After decades of traveling the world, exploring wild and natural locations, from Europe to Asia, as well as industrial zones, abandoned buildings and religious shrines, Michael Kenna debuts an unprecedented series of female nudes made in Japan. Robert Mann Gallery presents, Rafu (裸婦), the Japanese word for unclothed female, a woman in the nude.

”I approach photographing the female nude, very much as I approach the landscape, with absolute respect and admiration,” Kenna says, “In the landscape I search for subject matter that resonates with me. I am interested in the relationships, juxtapositions, even confrontations between the natural elements and the structures that we humans have formed. It is not so different when I photograph the nude. I look for the individual characteristics in bodies, their shapes and uniqueness. I explore their relationships to the environments where we are photographing.”

The project secretly started in 2008, although his interest in nude photography dates back to his years at the London College of Printing in the 1970’s. Michael Kenna allowed models, none of whom were professional and some even posing naked for the first time, to express themselves by finding interesting poses and angles. He treated every shoot as an impromptu event, something of a wordless dialogue between model and photographer as he captured graceful images, devoid of eroticism through tight shots on different parts of the body.

The representation of the nude has a history of exceptional richness in the arts through centuries of painting, drawing, sculpture, printmaking and photography. Michael Kenna views both the historical and contemporary creative representations of the nude as open invitations to explore this aesthetic challenge, finding subtle curves and lines inspired by artists like Bill Brandt and Man Ray. “Much like the philosophy of Japanese haiku poetry,” Kenna says, “I emphasize suggestion rather than description. A few elements can evoke a whole world of imagination. A small amount of tangible subject matter has infinite possibilities. Drama is often increased, deep shadows can appear, light sources may appear surrealistic.

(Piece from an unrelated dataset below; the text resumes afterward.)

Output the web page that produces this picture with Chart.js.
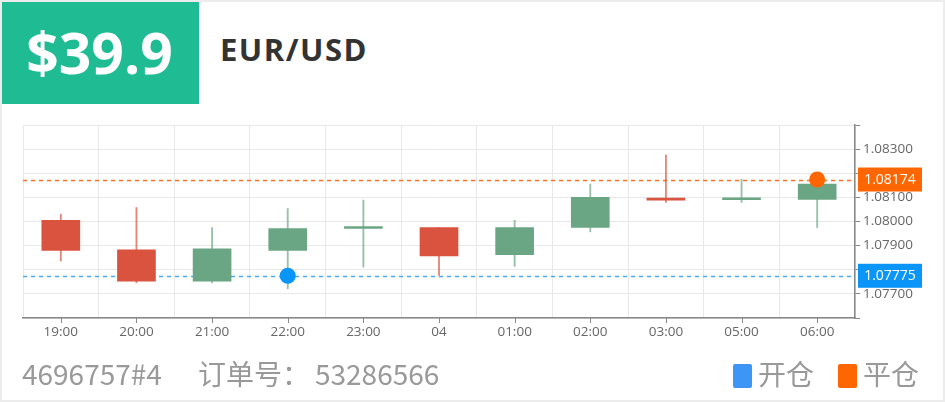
<!DOCTYPE html>
<html>
<head>
<meta charset="utf-8">
<script src="https://cdn.jsdelivr.net/npm/chart.js@4/dist/chart.umd.min.js"></script>
<style>
  html, body { margin: 0; padding: 0; background: #fff; }
  #wrap { position: relative; width: 941px; height: 398px; border: 2px solid #ececec; overflow: hidden; }
  #price { position: absolute; left: -2px; top: -2px; width: 199px; height: 104px; background: #1fbb93;
    color: #fff; font: bold 57px "Open Sans", sans-serif; line-height: 104px; text-align: center; }
  #pair { position: absolute; left: 218px; top: 26px; font: bold 31px "Open Sans", sans-serif; color: #333; letter-spacing: 1.5px; }
  #box { position: absolute; left: -2px; top: 106px; width: 945px; height: 250px; }
  .foot { position: absolute; top: 351px; font: 28px "Noto Sans CJK SC", sans-serif; color: #999; }
  .sq { position: absolute; top: 362px; width: 19px; height: 24px; border-radius: 2px; }
</style>
</head>
<body>
<div id="wrap">
  <div id="price">$39.9</div>
  <div id="pair">EUR/USD</div>
  <div id="box"><canvas id="kChart"></canvas></div>
  <div class="foot" style="left:20px">4696757#4</div>
  <div class="foot" style="left:196px">订单号：</div>
  <div class="foot" style="left:313px">53286566</div>
  <div class="sq" style="left:731px;background:#3d95f5"></div>
  <div class="foot" style="left:756px">开仓</div>
  <div class="sq" style="left:836px;background:#ff6600"></div>
  <div class="foot" style="left:861px">平仓</div>
</div>
<script>
const labels = ['19:00', '20:00', '21:00', '22:00', '23:00', '04', '01:00', '02:00', '03:00', '05:00', '06:00'];
const open  = [1.08005, 1.07883, 1.07753, 1.07880, 1.07971, 1.07975, 1.07863, 1.07975, 1.08097, 1.08090, 1.08092];
const close = [1.07880, 1.07753, 1.07887, 1.07971, 1.07972, 1.07857, 1.07975, 1.08100, 1.08088, 1.08092, 1.08155];
const high  = [1.08030, 1.08058, 1.07975, 1.08054, 1.08089, 1.07975, 1.08005, 1.08155, 1.08276, 1.08175, 1.08165];
const low   = [1.07836, 1.07746, 1.07746, 1.07721, 1.07811, 1.07776, 1.07814, 1.07957, 1.08079, 1.08079, 1.07975];

const openPrice = 1.07775, openAt = '22:00';
const closePrice = 1.08174, closeAt = '06:00';

const UP = '#6ba684', DOWN = '#d9533f';
const upWick = 'rgba(107,166,132,0.7)', downWick = 'rgba(217,83,63,0.7)';

const isUp = open.map((o, i) => close[i] >= o);
const bodyColors = isUp.map(u => u ? UP : DOWN);
const wickColors = isUp.map(u => u ? upWick : downWick);

const pointAt = (label, v) => labels.map(l => l === label ? v : null);

// dashed price lines + value tags on the right axis
const priceLines = {
  id: 'priceLines',
  beforeDatasetsDraw(chart) {
    const { ctx, chartArea, scales: { y } } = chart;
    [[openPrice, '#4aaaf5'], [closePrice, '#ff7022']].forEach(([v, c]) => {
      const py = Math.round(y.getPixelForValue(v)) + 0.5;
      ctx.save();
      ctx.strokeStyle = c;
      ctx.lineWidth = 1.5;
      ctx.setLineDash([4, 4]);
      ctx.beginPath();
      ctx.moveTo(chartArea.left, py);
      ctx.lineTo(chartArea.right, py);
      ctx.stroke();
      ctx.restore();
    });
  },
  afterDraw(chart) {
    const { ctx, chartArea, scales: { x, y } } = chart;
    ctx.save();
    // tick marks at category centres
    ctx.strokeStyle = '#888';
    ctx.lineWidth = 1;
    labels.forEach((l, i) => {
      const px = Math.round(x.getPixelForValue(i)) + 0.5;
      ctx.beginPath();
      ctx.moveTo(px, chartArea.bottom);
      ctx.lineTo(px, chartArea.bottom + 5);
      ctx.stroke();
    });
    [[openPrice, '#0a96f8'], [closePrice, '#ff6600']].forEach(([v, c]) => {
      const py = y.getPixelForValue(v);
      ctx.fillStyle = c;
      ctx.fillRect(chartArea.right + 3, py - 12, 64, 24);
      ctx.fillStyle = '#fff';
      ctx.font = '14px "Open Sans", sans-serif';
      ctx.textAlign = 'center';
      ctx.textBaseline = 'middle';
      ctx.fillText(v.toFixed(5), chartArea.right + 35, py);
    });
    ctx.restore();
  }
};

new Chart(document.getElementById('kChart'), {
  type: 'bar',
  data: {
    labels,
    datasets: [
      {
        type: 'line',
        data: pointAt(openAt, openPrice),
        showLine: false,
        pointRadius: 8,
        pointBackgroundColor: '#0a96f8',
        pointBorderWidth: 0,
        order: 0
      },
      {
        type: 'line',
        data: pointAt(closeAt, closePrice),
        showLine: false,
        pointRadius: 8,
        pointBackgroundColor: '#ff6600',
        pointBorderWidth: 0,
        order: 0
      },
      {
        data: open.map((o, i) => [o, close[i]]),
        backgroundColor: bodyColors,
        barThickness: 38,
        minBarLength: 2,
        grouped: false,
        order: 1
      },
      {
        data: low.map((l, i) => [l, high[i]]),
        backgroundColor: wickColors,
        barThickness: 1.2,
        grouped: false,
        order: 2
      }
    ]
  },
  options: {
    responsive: true,
    maintainAspectRatio: false,
    animation: false,
    layout: { padding: { left: 23, top: 17, right: 0, bottom: 0 } },
    plugins: { legend: { display: false }, tooltip: { enabled: false }},
    scales: {
      x: {
        grid: { color: '#e8e8e8', offset: true, drawTicks: false },
        border: { color: '#888', width: 1.5 },
        ticks: { color: '#666', font: { family: 'Open Sans', size: 13.5 }, padding: 6, maxRotation: 0, autoSkip: false },
        afterFit(s) { s.height = 40; }
      },
      y: {
        position: 'right',
        min: 1.076,
        max: 1.084,
        grid: { color: '#e8e8e8', tickColor: '#888', tickLength: 5 },
        border: { color: '#888', width: 1.5 },
        ticks: {
          stepSize: 0.001,
          color: '#666',
          font: { family: 'Open Sans', size: 13.5 },
          padding: 3,
          callback: (v, i, t) => (i === 0 || i === t.length - 1) ? '' : Number(v).toFixed(5)
        },
        afterFit(s) { s.width = 90; }
      }
    }
  },
  plugins: [priceLines]
});
</script>
</body>
</html>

A retrospective of Michael Kenna’s work, A 45 Year Odyssey, 1973-2018 exhibition, recently opened at the Tokyo Photographic Art Museum (TOP), Tokyo, Japan. He was awarded the Special Photographer Award in Hokkaido, Japan in 2016. His work has been shown at the Tacoma Art Museum, 2012; Moscow Museum of Modern Art, 2011; Palazzo Magnani Museum in Reggio Emilia, Italy, 2010; and Bibliothèque Nationale de France in 2009. Kenna's photographs are included in many public collections including the National Gallery of Art, Washington, D.C.; the San Francisco Museum of Modern Art; the Shanghai Art Museum; the Tokyo Metropolitan Museum of Photography; the Museum of Decorative Arts, Prague; and the Victoria and Albert Museum, London. A book on the series Rafu will be published in late November 2019 (Nazraeli Press). Born in Widnes, England in 1953, Kenna currently lives and works in Seattle, Washington.